Vehicles that have previously been repurchased by the manufacturer as “lemon law” buy-backs may be sold with proper disclosure. A consumer is entitled to full disclosure if the vehicle has been previously repurchased as a “lemon.” This includes an accurate disclosure of the prior problems with the vehicle.
It is a violation of the California Vehicle Code for the holder of any dealer’s license to advertise for sale or sell a used vehicle as “certified” or use any similar descriptive term in the advertisement or the sale of a used vehicle that implies the vehicle has been certified to meet the terms of a used vehicle certification program if the dealer knows or should have known that the vehicle was reacquired by the vehicle’s manufacturer or a dealer pursuant to state or federal warranty laws and/or if the title to the vehicle has been inscribed with the notation “Lemon Law Buyback,” “manufacturer repurchase,” “salvage,” “junk,” “nonrepairable,” “flood,” or similar title designation required by this state or another state.
In the event that the dealership fails to act in conformity with these laws, the consumer is entitled to remedies to include rescission of the purchase agreement and payment for actual damages, consequential damages, punitive damages, and costs of litigation.
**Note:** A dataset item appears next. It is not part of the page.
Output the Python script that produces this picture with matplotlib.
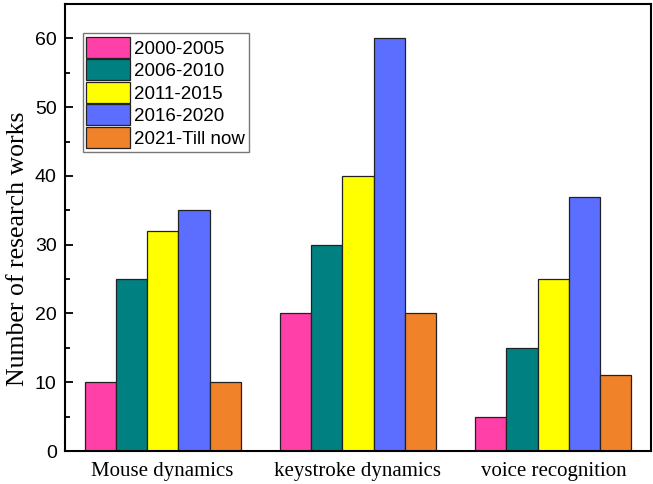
import matplotlib
matplotlib.use("Agg")
import matplotlib.pyplot as plt
import numpy as np
from matplotlib.ticker import MultipleLocator

categories = ["Mouse dynamics", "keystroke dynamics", "voice recognition"]
periods = ["2000-2005", "2006-2010", "2011-2015", "2016-2020", "2021-Till now"]
v_2000_2005 = [10, 20, 5]
v_2006_2010 = [25, 30, 15]
v_2011_2015 = [32, 40, 25]
v_2016_2020 = [35, 60, 37]
v_2021_now = [10, 20, 11]
series = [v_2000_2005, v_2006_2010, v_2011_2015, v_2016_2020, v_2021_now]
colors = ["#FF40A8", "#008080", "#FFFF00", "#5B6EFF", "#F0822A"]

fig = plt.figure(figsize=(6.53, 4.84), dpi=100)
ax = fig.add_axes([65/653, 33/484, 586/653, 447/484])

x = np.arange(1, len(categories) + 1)
w = 0.16
for i, (vals, c, lab) in enumerate(zip(series, colors, periods)):
    ax.bar(x + (i - 2) * w, vals, w, color=c, edgecolor="#222222", linewidth=0.9, label=lab)

ax.set_xlim(0.5, 3.5)
ax.set_ylim(0, 65)
ax.set_xticks(x)
ax.set_xticklabels(categories, family="Liberation Serif", fontsize=15)
ax.yaxis.set_major_locator(MultipleLocator(10))
ax.yaxis.set_minor_locator(MultipleLocator(5))
ax.tick_params(axis="y", which="major", direction="in", length=6, width=1.3, labelsize=14, pad=6)
ax.tick_params(axis="y", which="minor", direction="in", length=3.5, width=1.3)
ax.tick_params(axis="x", length=0, pad=8)
for lbl in ax.get_yticklabels():
    lbl.set_family("Liberation Sans")
for s in ax.spines.values():
    s.set_linewidth(1.5)
ax.set_ylabel("Number of research works", family="Liberation Serif", fontsize=18.5)
ax.yaxis.set_label_coords(-0.062, 0.452)

leg = ax.legend(loc="upper left", bbox_to_anchor=(0.03, 0.935), fancybox=False,
                prop={"family": "Liberation Sans", "size": 13.5}, handlelength=2.35,
                handleheight=1.35, handletextpad=0.2, labelspacing=0.08,
                borderpad=0.2, borderaxespad=0)
leg.get_frame().set_edgecolor("#555555")
leg.get_frame().set_linewidth(1.0)

fig.savefig("out.png", dpi=100)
In most instances we are able to recover attorneys’ fees as either consequential damages or punitive damages.
Clients purchased a 2005 Alpine MH from the Defendant for $180,000. Shortly thereafter Clients experienced various problems with the RV. Subsequently, it was discovered that the previous owner had returned the vehicle to the Defendant because of similar non-conformities and that the RV should have been branded as a “lemon”. The Defendant failed to disclose the prior problems with the subject vehicle at the time of sale to the Client.